Saya kira begitu karena saya ini sudah terlanjur diberikan predikat tukang bikin orang sibuk. Sehingga kalau saya tukang bikin orang sibuk saya sendiri tentunya akan jadi sibuk.
Apakah ini bagian dari cara Anda membuat atau merumuskan konsep leadership?
Ssaya ini menganut filosofi Jawa yang mengatakan urip iku urup. Hidup itu harus bermakna bagi banyak orang lain, sukses itu baru satu hal tapi menjadi bermakna itu persoalan berikutnya lagi, beyond success. Bagi saya kebahagiaan itu kita temukan pada saat bermakna bagi orang lain. Ini adalah persoalan sama juga dengan leadership tetapi yang tentunya tidak terlepas dari filosofi kehidupan kita.
Leadership salah satunya adalah regenerasi dan Anda sukses melakukan itu. Apa yang penting dalam sebuah regenerasi?
Salah satu fungsi seorang pemimpin yang sangat penting, strategis, tapi seringkali justru tidak disebutkan, adalah harus bisa menyiapkan pemimpin berikutnya. Ini yang harus diemban dan saya di dua tempat, baik di kehidupan bisnis di Garuda Food maupun di MBI ini, dua-duanya sudah kami siapkan jauh-jauh hari. Mempersiapkan pemimpin pengganti tidak boleh dengan hanya menggunakan feeling, landasannya dalam kerangka sebuah sistem. Jadi succession management itu harus diletakkan dalam sebuah sistem. Misalnya kita punya posisi katakanlah direktur produksi, kalau dia mundur kita harus tahu siapa yang kira-kira paling siap menggantikan. Ada replacement table charge-nya dan ini sifatnya confidential, dikelola staff management, tidak dikonsumsi secara terbuka. Kita tahu siapa yang paling siap dan nomor dua siapa. Bisa saja nomor dua yang jalan duluan karena nomor satu mungkin karena ada suatu hal yang membuat dia tidak bisa menggantikan seketika. Jadi harus by the system tetapi juga harus di-manage by design oleh pemimpinnya. Karena pemimpin harus sadar, bahwa dia tidak bisa memimpin selamanya, sooner or later dia harus diganti dan harus disiapkan. Tidak boleh terjadinya by accident, apalagi kalau seperti di kehidupan negara kita penuh dengan kejutan. Kita dalam hal ini belajar dari Cina, dari Jepang itu talents full management mereka sudah diisi dengan potensial leaders yang nanti pada waktunya siap diorbitkan.
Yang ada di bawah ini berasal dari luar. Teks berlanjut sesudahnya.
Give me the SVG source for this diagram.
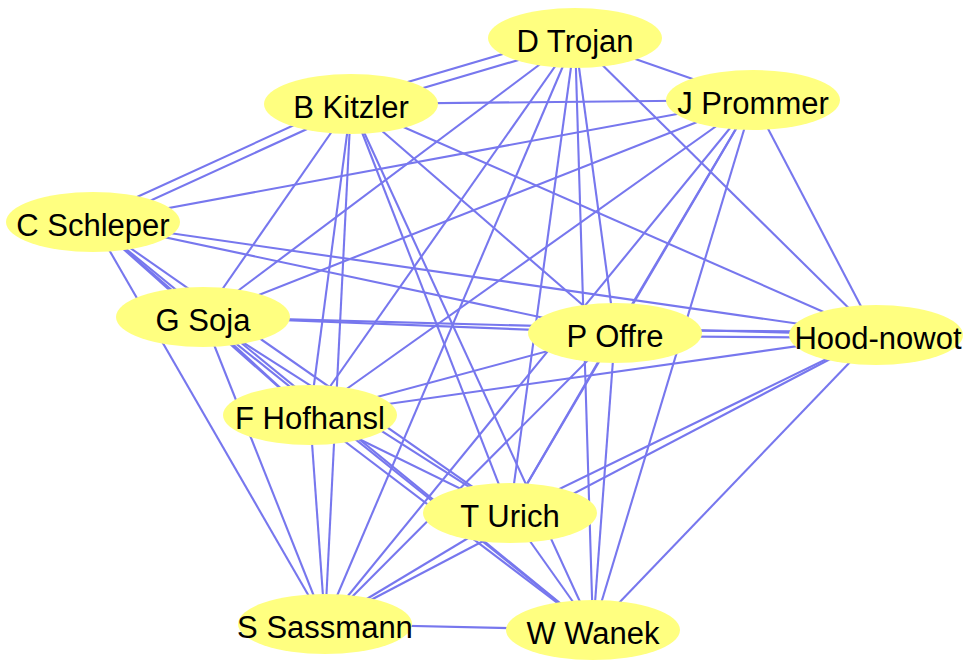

Di tempat yang baru saja Anda tinggalkan yang duduk sekarang bukan putra Anda. Ini juga bagian dari prinsip-prinsip itu?
Iya tadi by system itu akan menyebabkan warna pribadi perorangan menjadi sangat minimal sekali. Karena pada saat kita succession program dilakukan by system maka di situlah terjadi yang akan naik adalah yang terbaik di organisasi tersebut.
Atau mengajari putra-putrinya membuat sesuatu dari bawah dan besar dengan hasil kerjanya sendiri?
Saya ini menyadari dari awal bahwa perusahaan ini bukan milik saya sendiri. Jadi saya tidak pernah berpikir untuk menjadikan anak saya sebagai putra pangeran, sama sekali saya tidak pernah berpikir ke situ. Saya selalu berpikir ini adalah primus inter pares yang terbaik di antara yang ada. Sehingga let the system itu run, kalau sistemnya jalan ya akan terpilih siapa yang seharusnya terpilih. Kalau anak, saya bisa mentoring dia untuk membuat mainannya sendiri, dia akan menemukan kepuasan tersendiri dan dia tidak harus selalu berada di bawah bayang-bayang seniornya apalagi ayahnya.
Setelah ini berarti kehidupan Anda pure ke sosial ya?
Tidak juga.
Artinya tidak mau bisnis-bisnis lagi begitu?
Masih. Saya sekarang ini dampingi anak, masih mentoring dia, berarti bicara hal-hal yang strategis saya masih mewarnai. Karena dia masih sangat muda, masih harus saya kawal. Sama seperti di grup pun sampai hari ini saya sebagai chairman, begitu bicara yang sifatnya long term strategy saya masih mewarnai. Jadi bisnis itu ada yang urusannya strategi, ada yang sifatnya policy jangka panjang, ada yang sifatnya operasional. Kkalau di operasional saya tidak sanggup.